Dec 16, 2009 at 10:10 PM
Edited Dec 16, 2009 at 10:30 PM

I have a similar issue with the cpu maxing out and hanging  in the Kimball 1.4 transform.  It only started happening when I added a single Type 2 column.  It was running fine will all type 1 columns.  Also, it processes an inconsistant amount of source rows prior to hanging.  And, in one case it completed the whole transform and load.

 

My surrogate key is int.  My business key is a composite key of 2 columns...one varchar and one nvarchar.  Any suggestions?

 

This is an edit to my original.   I have simply restarted by BIDs session 2x and each time immediately after restart the transform ran successfully.  However, if I repeat the process several times in one BIDs session, I get back into a hanging situation with the Kimball transform.

 

 

 

Coordinator
Dec 17, 2009 at 9:49 PM

There is an issue with using v1.4 inside a loop - some of its internal state variables weren't getting reset.  I can't recall what issue that was, and if I fixed it in a later v1.4 release, or just in v1.5.  Hopefully v1.5 will address your issue.  If not, post back.

Dec 22, 2009 at 10:29 PM

OK, but I think I'll have to wait until v1.5 gets out of beta.

Dec 24, 2009 at 4:42 PM

Todd,  hmmm....I just hate to ditch this component until 1.5 is out of beta.  My problem only seems to happen for large dimensions (over 200k rows) and only when I run the package...that is...it runs successfully when I am in debug mode and simply run the dataflow.   Let me know if you have any further thoughts on things I could try in 1.4.  Thanks

Dec 28, 2009 at 4:38 PM

I've been doing some more testing on v1.4.  It seems that the package only hangs when I execute it as a child package that runs as an object within a Master Dimension package.  Please let me know if that should make a difference or if there is some other property that I may need to set to get it to work consistantly as a child package.

Coordinator
Dec 31, 2009 at 4:43 AM
Edited Dec 31, 2009 at 4:44 AM

Sorry for the delay.  I think I finally found the root of the problem in v1.5.  I'm currently in the process of reworking some package architecture of my ETL processes, and will be completely reloading my DW with four years of data.  Since I was able to (unreliably) repro the hang issue while testing the package architecture changes, a full reload should stress test it wonderfully to make sure.

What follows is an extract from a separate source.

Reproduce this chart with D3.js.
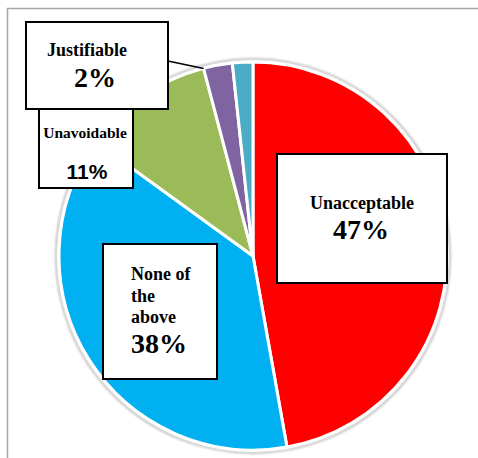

I don't happen to have any processes that use the component in a child package... although I can't conceive of why that would make a difference.  I'll check again for static variables that aren't getting reset with every run.  I know that was giving me an issue in loops before, but I'd cleaned that up.  Perhaps I introduced some more sloppiness...

No ETA on when v1.5 will be out of beta, but I'm feeling as though the reload stress test will validate it enough for me to release it.

Jan 3, 2010 at 8:17 PM

Todd, thanks for the follow-up.  I must admit that I like the Kimball  component provides such function/performance that I can't really let it go.  During some additional testing, I finally noticed some SSIS logging errors about shortage of memory for a 10k row lookup transformation upstream in the same dataflow as the Kimball transform.    I was not able to completely recreate this error, but immediatley took a look at the server memory resources.  It turns out we were only enabled for 6 gb RAM on the SSIS server when we were told we were getting 12 gb.  I immediately requested an increase in memory to 12 gb.  We have not had *any* hanging problems after the increase in memory.  I find this strange in the that the successful  jobs are only peaking out the OS at 6gb of memory consumed, so I thought that even an undersized 6gb memory with matching swap file would have handled these SCD jobs.

Nevertheless, the Kimball transforms have been running daily since Dec 29 on the server with the 12 gb RAM.    Hopefully, I'm not being to cavalier in deciding to move forward with the 1.4 Kimball transform and move these jobs into production at the end of January.  In the meantime, I will look forward to the 1.5 release.

Coordinator
Jan 4, 2010 at 1:01 AM

Thanks for the support.  I'mmad at myself for not having enough time to get 1.5 ready - but I plan to reload my own DW this week as a stress test.  The one real problem with the KSCD and memory is that I'm not swapping to disk.  SSIS doesn't have any facility to let me do this using any of their code - not that I think I'd be able to use anything they had - it would probably be too specific to their uses.  It would be nice if I knew how to detect a near out-of-memory condition though...

Jan 5, 2010 at 9:50 PM

Oh yeah,  I will post "near out of memory" detection as an issue.  And, I think that I'll vote at least 10 times for it!